** BEGIN Information supplied **

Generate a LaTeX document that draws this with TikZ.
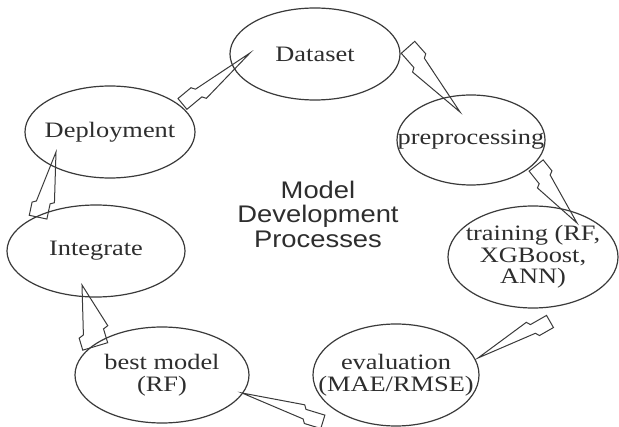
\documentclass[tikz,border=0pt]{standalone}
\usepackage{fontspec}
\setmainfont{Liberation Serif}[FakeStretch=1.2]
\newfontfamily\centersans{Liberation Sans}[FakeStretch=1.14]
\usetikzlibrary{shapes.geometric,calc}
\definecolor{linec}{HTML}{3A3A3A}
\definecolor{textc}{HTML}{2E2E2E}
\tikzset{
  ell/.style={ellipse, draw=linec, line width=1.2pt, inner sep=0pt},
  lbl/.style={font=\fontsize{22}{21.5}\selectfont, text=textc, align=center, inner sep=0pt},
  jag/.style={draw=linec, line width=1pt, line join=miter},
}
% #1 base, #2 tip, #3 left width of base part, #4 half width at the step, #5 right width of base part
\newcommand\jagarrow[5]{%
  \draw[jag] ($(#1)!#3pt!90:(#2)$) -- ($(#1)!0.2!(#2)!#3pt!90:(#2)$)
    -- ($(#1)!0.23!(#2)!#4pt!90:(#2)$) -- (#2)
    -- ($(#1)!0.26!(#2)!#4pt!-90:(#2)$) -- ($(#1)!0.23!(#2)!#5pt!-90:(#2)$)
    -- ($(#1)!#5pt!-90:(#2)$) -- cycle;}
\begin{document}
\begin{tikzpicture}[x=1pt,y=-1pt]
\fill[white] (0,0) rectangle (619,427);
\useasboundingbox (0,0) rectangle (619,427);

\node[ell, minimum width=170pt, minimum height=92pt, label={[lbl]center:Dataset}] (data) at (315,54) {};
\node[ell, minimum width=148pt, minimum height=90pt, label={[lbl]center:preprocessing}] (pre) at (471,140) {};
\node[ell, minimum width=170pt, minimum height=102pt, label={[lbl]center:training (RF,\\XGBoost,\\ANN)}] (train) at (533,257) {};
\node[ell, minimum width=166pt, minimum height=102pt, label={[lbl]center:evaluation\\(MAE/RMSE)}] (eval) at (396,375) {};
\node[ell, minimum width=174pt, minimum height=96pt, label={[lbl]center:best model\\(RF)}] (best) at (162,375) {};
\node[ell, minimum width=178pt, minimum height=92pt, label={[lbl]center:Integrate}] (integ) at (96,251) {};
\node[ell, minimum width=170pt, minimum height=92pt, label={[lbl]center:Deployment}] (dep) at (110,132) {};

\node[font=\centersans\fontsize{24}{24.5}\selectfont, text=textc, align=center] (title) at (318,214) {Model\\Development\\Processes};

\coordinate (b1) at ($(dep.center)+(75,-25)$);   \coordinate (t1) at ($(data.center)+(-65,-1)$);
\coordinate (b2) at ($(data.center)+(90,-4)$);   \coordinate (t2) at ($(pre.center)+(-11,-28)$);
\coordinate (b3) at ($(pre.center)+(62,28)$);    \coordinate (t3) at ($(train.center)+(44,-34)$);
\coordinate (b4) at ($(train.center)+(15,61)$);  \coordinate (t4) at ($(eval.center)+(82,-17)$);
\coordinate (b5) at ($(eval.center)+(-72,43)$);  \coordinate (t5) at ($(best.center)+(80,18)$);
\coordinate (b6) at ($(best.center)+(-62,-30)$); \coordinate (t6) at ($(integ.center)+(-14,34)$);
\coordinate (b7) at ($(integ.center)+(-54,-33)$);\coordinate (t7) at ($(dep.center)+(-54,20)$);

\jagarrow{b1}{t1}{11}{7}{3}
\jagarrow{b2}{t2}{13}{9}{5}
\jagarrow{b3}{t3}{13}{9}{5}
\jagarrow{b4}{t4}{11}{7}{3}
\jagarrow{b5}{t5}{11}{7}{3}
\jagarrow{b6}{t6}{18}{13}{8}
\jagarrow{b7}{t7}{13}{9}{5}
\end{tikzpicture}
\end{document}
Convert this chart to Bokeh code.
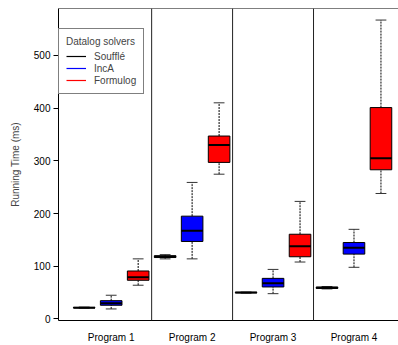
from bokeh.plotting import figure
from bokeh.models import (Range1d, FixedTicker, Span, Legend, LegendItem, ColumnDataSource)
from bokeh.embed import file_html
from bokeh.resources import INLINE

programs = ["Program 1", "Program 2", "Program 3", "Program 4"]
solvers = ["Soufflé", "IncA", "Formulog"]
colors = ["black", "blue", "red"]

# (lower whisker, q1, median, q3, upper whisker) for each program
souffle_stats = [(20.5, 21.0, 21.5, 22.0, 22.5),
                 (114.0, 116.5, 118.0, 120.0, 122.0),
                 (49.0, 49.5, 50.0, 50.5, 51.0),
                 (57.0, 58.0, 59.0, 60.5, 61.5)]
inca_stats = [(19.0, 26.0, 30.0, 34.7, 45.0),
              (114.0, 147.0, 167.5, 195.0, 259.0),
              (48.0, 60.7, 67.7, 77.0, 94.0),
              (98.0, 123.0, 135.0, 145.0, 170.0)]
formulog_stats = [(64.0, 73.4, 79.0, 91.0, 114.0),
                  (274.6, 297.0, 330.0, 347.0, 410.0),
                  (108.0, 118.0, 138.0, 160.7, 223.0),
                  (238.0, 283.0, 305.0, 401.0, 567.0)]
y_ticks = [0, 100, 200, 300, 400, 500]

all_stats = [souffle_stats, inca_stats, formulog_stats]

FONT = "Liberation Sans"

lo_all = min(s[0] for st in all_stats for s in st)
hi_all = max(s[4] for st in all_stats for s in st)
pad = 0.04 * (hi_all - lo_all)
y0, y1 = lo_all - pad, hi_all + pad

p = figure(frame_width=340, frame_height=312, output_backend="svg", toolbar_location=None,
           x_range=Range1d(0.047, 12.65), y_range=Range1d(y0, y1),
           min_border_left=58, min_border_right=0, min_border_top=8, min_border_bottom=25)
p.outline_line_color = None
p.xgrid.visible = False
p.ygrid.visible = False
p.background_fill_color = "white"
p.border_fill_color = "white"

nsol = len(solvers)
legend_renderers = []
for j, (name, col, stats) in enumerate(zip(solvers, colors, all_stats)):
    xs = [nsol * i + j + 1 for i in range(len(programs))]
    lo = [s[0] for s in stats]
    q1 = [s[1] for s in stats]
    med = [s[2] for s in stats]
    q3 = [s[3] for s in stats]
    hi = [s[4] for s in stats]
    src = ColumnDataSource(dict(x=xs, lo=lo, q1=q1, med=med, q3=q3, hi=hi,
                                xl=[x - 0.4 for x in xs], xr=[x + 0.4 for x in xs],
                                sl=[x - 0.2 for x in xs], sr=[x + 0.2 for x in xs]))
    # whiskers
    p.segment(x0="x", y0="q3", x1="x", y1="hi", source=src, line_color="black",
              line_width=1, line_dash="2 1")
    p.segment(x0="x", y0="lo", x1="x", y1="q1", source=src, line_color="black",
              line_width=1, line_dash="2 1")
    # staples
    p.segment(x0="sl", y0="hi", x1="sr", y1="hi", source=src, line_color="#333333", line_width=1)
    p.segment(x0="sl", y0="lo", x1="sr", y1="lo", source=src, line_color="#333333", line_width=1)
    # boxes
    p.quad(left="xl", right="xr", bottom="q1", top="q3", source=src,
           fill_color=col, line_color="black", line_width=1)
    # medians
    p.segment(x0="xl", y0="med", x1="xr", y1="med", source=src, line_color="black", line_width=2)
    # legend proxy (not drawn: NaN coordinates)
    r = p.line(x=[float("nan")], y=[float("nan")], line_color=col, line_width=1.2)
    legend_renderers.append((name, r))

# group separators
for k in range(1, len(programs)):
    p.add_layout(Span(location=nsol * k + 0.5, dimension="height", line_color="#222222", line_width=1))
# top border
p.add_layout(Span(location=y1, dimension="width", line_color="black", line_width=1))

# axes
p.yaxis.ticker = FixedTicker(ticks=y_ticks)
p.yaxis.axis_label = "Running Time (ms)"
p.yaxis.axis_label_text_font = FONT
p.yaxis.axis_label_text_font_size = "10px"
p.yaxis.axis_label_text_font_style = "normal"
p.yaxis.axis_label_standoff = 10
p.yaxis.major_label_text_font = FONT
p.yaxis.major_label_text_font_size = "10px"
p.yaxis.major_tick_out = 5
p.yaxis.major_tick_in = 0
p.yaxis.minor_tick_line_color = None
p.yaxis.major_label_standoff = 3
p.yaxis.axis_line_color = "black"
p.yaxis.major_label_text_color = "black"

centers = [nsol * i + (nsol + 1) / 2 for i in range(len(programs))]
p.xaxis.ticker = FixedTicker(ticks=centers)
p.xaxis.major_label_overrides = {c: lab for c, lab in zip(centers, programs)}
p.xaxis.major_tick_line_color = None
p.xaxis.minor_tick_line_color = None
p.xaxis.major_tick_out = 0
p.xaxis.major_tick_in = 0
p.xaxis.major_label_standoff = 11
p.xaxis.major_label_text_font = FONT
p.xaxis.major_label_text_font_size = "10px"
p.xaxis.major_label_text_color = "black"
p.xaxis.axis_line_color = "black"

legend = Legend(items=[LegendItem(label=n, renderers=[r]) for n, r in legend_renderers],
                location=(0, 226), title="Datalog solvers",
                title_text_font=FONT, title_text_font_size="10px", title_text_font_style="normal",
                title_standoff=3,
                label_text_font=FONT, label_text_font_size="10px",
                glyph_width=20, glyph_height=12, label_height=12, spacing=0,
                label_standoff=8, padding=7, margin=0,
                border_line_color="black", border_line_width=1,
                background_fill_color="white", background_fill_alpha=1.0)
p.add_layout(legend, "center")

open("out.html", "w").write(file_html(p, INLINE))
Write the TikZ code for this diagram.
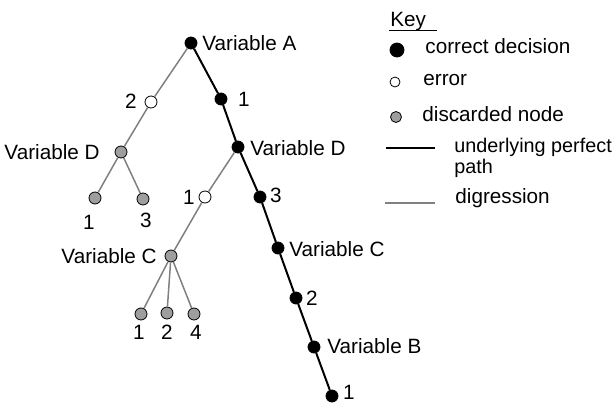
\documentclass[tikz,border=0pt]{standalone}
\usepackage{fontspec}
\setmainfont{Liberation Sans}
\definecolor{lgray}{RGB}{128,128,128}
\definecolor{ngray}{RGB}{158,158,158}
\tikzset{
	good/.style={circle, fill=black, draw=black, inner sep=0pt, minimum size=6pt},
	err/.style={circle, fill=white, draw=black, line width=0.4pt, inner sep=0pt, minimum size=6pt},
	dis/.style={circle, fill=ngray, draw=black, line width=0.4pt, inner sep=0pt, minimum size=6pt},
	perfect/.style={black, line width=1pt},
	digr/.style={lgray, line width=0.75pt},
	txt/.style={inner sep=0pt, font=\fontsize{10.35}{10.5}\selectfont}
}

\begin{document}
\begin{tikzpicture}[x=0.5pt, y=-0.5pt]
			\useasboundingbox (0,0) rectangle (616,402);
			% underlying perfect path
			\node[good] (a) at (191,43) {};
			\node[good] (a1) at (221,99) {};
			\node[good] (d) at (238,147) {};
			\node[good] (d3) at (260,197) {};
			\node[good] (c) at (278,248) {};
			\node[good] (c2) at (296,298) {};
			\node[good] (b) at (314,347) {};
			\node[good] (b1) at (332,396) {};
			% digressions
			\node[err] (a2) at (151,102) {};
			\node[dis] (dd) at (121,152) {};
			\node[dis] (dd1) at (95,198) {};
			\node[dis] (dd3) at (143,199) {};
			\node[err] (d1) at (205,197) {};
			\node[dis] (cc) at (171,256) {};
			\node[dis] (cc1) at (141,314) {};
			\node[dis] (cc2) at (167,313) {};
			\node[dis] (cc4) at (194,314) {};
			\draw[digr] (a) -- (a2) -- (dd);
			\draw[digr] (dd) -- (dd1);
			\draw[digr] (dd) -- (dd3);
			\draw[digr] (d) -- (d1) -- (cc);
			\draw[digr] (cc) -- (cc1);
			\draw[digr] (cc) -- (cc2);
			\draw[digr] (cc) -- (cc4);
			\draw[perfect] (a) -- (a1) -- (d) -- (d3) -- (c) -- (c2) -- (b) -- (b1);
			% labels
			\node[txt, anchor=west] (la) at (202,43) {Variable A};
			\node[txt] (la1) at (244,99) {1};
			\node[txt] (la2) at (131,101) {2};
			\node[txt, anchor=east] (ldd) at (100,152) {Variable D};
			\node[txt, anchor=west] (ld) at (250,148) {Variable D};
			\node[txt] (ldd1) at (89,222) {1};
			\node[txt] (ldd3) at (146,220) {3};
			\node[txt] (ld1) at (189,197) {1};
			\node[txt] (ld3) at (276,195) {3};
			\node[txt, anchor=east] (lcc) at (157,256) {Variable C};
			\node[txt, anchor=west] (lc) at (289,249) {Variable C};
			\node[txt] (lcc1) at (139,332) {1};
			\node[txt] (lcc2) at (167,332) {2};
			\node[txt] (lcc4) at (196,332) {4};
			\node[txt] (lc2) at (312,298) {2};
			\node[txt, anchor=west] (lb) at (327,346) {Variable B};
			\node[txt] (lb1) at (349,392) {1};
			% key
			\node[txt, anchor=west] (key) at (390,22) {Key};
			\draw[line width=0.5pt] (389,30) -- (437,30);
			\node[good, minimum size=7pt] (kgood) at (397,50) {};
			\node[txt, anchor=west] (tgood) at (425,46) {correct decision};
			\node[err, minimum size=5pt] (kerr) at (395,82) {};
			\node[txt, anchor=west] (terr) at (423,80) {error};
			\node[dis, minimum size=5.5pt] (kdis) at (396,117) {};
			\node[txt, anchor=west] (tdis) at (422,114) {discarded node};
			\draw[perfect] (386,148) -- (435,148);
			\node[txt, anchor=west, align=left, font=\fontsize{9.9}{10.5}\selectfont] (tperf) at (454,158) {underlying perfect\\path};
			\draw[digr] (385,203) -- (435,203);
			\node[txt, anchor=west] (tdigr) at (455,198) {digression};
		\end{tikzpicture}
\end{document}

** END Information supplied **

* Task description *
Only the lines from the one holding "Convert this chart to Bokeh code." to the one holding "from bokeh.resources import INLINE" should be returned, both included and exactly as written, with no pictures.

* Problem solution *
Convert this chart to Bokeh code.
from bokeh.plotting import figure
from bokeh.models import (Range1d, FixedTicker, Span, Legend, LegendItem, ColumnDataSource)
from bokeh.embed import file_html
from bokeh.resources import INLINE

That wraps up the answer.